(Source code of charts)
==========
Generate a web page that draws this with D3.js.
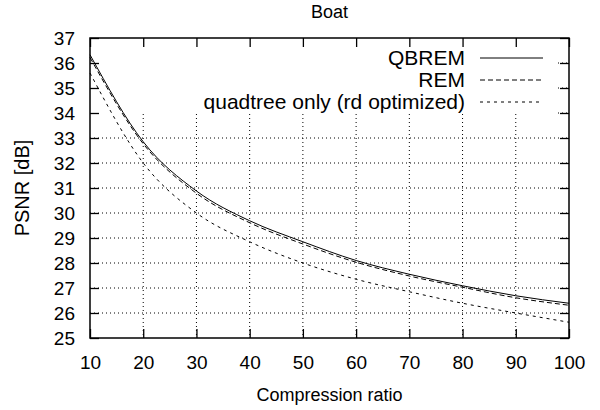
<!DOCTYPE html>
<html lang="en">
<head>
    <meta charset="UTF-8">
    <title>Boat</title>
    <script src="https://d3js.org/d3.v7.min.js"></script>
</head>
<style>
    body { margin: 0; background: #fff; }
    text { font-family: "Liberation Sans", Arial, sans-serif; fill: #000; }
    .grid line { stroke: #000; stroke-width: 1; stroke-dasharray: 1,3; }
</style>
<body>
<div class="chart"></div>
<script>
    // compression ratio samples and PSNR values
    var ratios   = [10, 20, 30, 40, 50, 60, 70, 80, 90, 100];
    var qbrem    = [36.33, 32.85, 30.88, 29.69, 28.85, 28.10, 27.55, 27.09, 26.69, 26.39];
    var rem      = [36.22, 32.77, 30.79, 29.61, 28.76, 28.03, 27.48, 27.03, 26.61, 26.31];
    var quadtree = [35.60, 32.00, 30.00, 28.85, 28.00, 27.35, 26.85, 26.39, 26.00, 25.63];

    var xTicks = [10, 20, 30, 40, 50, 60, 70, 80, 90, 100];
    var yTicks = [25, 26, 27, 28, 29, 30, 31, 32, 33, 34, 35, 36, 37];

    var seriesNames = ["QBREM", "REM", "quadtree only (rd optimized)"];
    var seriesData = [qbrem, rem, quadtree];
    var dashes = [null, "5,3", "3,4"];

    var width = 600, height = 410;
    var margin = {top: 38, right: 31, bottom: 72, left: 90};
    var w = width - margin.left - margin.right;
    var h = height - margin.top - margin.bottom;

    var svg = d3.select(".chart").append("svg")
        .attr("width", width)
        .attr("height", height);

    var g = svg.append("g")
        .attr("transform", "translate(" + margin.left + "," + margin.top + ")");

    var x = d3.scaleLinear().domain([10, 100]).range([0, w]);
    var y = d3.scaleLinear().domain([25, 37]).range([h, 0]);

    // grid
    var grid = g.append("g").attr("class", "grid");
    grid.selectAll(".vx").data(xTicks.slice(1, -1)).enter().append("line")
        .attr("x1", function(d) { return x(d); }).attr("x2", function(d) { return x(d); })
        .attr("y1", 0).attr("y2", h);
    grid.selectAll(".hy").data(yTicks.slice(1, -1)).enter().append("line")
        .attr("x1", 0).attr("x2", w)
        .attr("y1", function(d) { return y(d); }).attr("y2", function(d) { return y(d); });

    // key background hides the grid behind it
    g.append("rect")
        .attr("x", 0).attr("y", 0)
        .attr("width", 465).attr("height", 76)
        .attr("fill", "#fff");

    // axes, ticks inward and mirrored
    var tickLen = 9;
    g.append("g")
        .attr("transform", "translate(0," + h + ")")
        .call(d3.axisBottom(x).tickValues(xTicks).tickSize(-tickLen).tickPadding(18))
        .call(styleAxis);
    g.append("g")
        .call(d3.axisTop(x).tickValues(xTicks).tickSize(-tickLen).tickFormat(""))
        .call(styleAxis);
    g.append("g")
        .call(d3.axisLeft(y).tickValues(yTicks).tickSize(-tickLen).tickPadding(15))
        .call(styleAxis);
    g.append("g")
        .attr("transform", "translate(" + w + ",0)")
        .call(d3.axisRight(y).tickValues(yTicks).tickSize(-tickLen).tickFormat(""))
        .call(styleAxis);

    function styleAxis(sel) {
        sel.select(".domain").remove();
        sel.selectAll(".tick line").attr("stroke", "#000").attr("stroke-width", 1.3);
        sel.selectAll(".tick text")
            .style("font-size", "19px")
            .style("font-family", "'Liberation Sans', Arial, sans-serif");
    }

    // curves
    var line = d3.line()
        .x(function(d) { return x(d[0]); })
        .y(function(d) { return y(d[1]); })
        .curve(d3.curveMonotoneX);

    seriesData.forEach(function(vals, i) {
        g.append("path")
            .datum(ratios.map(function(r, j) { return [r, vals[j]]; }))
            .attr("fill", "none")
            .attr("stroke", "#000")
            .attr("stroke-width", 1)
            .attr("stroke-dasharray", dashes[i])
            .attr("d", line);
    });

    // border
    g.append("rect")
        .attr("width", w).attr("height", h)
        .attr("fill", "none")
        .attr("stroke", "#000")
        .attr("stroke-width", 1.5);

    // legend
    var key = g.append("g");
    seriesNames.forEach(function(name, i) {
        var ky = 20 + i * 22;
        key.append("text")
            .attr("x", 375).attr("y", ky)
            .attr("dy", "0.35em")
            .attr("text-anchor", "end")
            .style("font-size", "21px")
            .text(name);
        key.append("line")
            .attr("x1", 390).attr("x2", 453)
            .attr("y1", ky).attr("y2", ky)
            .attr("stroke", "#000")
            .attr("stroke-width", 1)
            .attr("stroke-dasharray", dashes[i]);
    });

    // titles
    svg.append("text")
        .attr("x", margin.left + w / 2).attr("y", 18)
        .attr("text-anchor", "middle")
        .style("font-size", "18px")
        .text("Boat");

    svg.append("text")
        .attr("x", margin.left + w / 2).attr("y", 401)
        .attr("text-anchor", "middle")
        .style("font-size", "18px")
        .text("Compression ratio");

    svg.append("text")
        .attr("transform", "translate(29," + (margin.top + h / 2) + ") rotate(-90)")
        .attr("text-anchor", "middle")
        .style("font-size", "20px")
        .text("PSNR [dB]");
</script>
</body>
</html>
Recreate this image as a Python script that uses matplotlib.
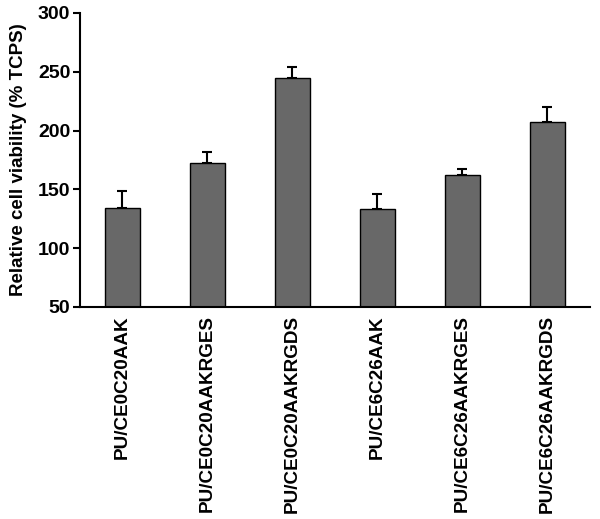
==========
Request:
Copy, word for word, the entries above from the first line to the line that holds "var y = d3.scaleLinear().domain([25, 37]).range([h, 0]);". Drop the pictures.

Exercise response:
Generate a web page that draws this with D3.js.
<!DOCTYPE html>
<html lang="en">
<head>
    <meta charset="UTF-8">
    <title>Boat</title>
    <script src="https://d3js.org/d3.v7.min.js"></script>
</head>
<style>
    body { margin: 0; background: #fff; }
    text { font-family: "Liberation Sans", Arial, sans-serif; fill: #000; }
    .grid line { stroke: #000; stroke-width: 1; stroke-dasharray: 1,3; }
</style>
<body>
<div class="chart"></div>
<script>
    // compression ratio samples and PSNR values
    var ratios   = [10, 20, 30, 40, 50, 60, 70, 80, 90, 100];
    var qbrem    = [36.33, 32.85, 30.88, 29.69, 28.85, 28.10, 27.55, 27.09, 26.69, 26.39];
    var rem      = [36.22, 32.77, 30.79, 29.61, 28.76, 28.03, 27.48, 27.03, 26.61, 26.31];
    var quadtree = [35.60, 32.00, 30.00, 28.85, 28.00, 27.35, 26.85, 26.39, 26.00, 25.63];

    var xTicks = [10, 20, 30, 40, 50, 60, 70, 80, 90, 100];
    var yTicks = [25, 26, 27, 28, 29, 30, 31, 32, 33, 34, 35, 36, 37];

    var seriesNames = ["QBREM", "REM", "quadtree only (rd optimized)"];
    var seriesData = [qbrem, rem, quadtree];
    var dashes = [null, "5,3", "3,4"];

    var width = 600, height = 410;
    var margin = {top: 38, right: 31, bottom: 72, left: 90};
    var w = width - margin.left - margin.right;
    var h = height - margin.top - margin.bottom;

    var svg = d3.select(".chart").append("svg")
        .attr("width", width)
        .attr("height", height);

    var g = svg.append("g")
        .attr("transform", "translate(" + margin.left + "," + margin.top + ")");

    var x = d3.scaleLinear().domain([10, 100]).range([0, w]);
    var y = d3.scaleLinear().domain([25, 37]).range([h, 0]);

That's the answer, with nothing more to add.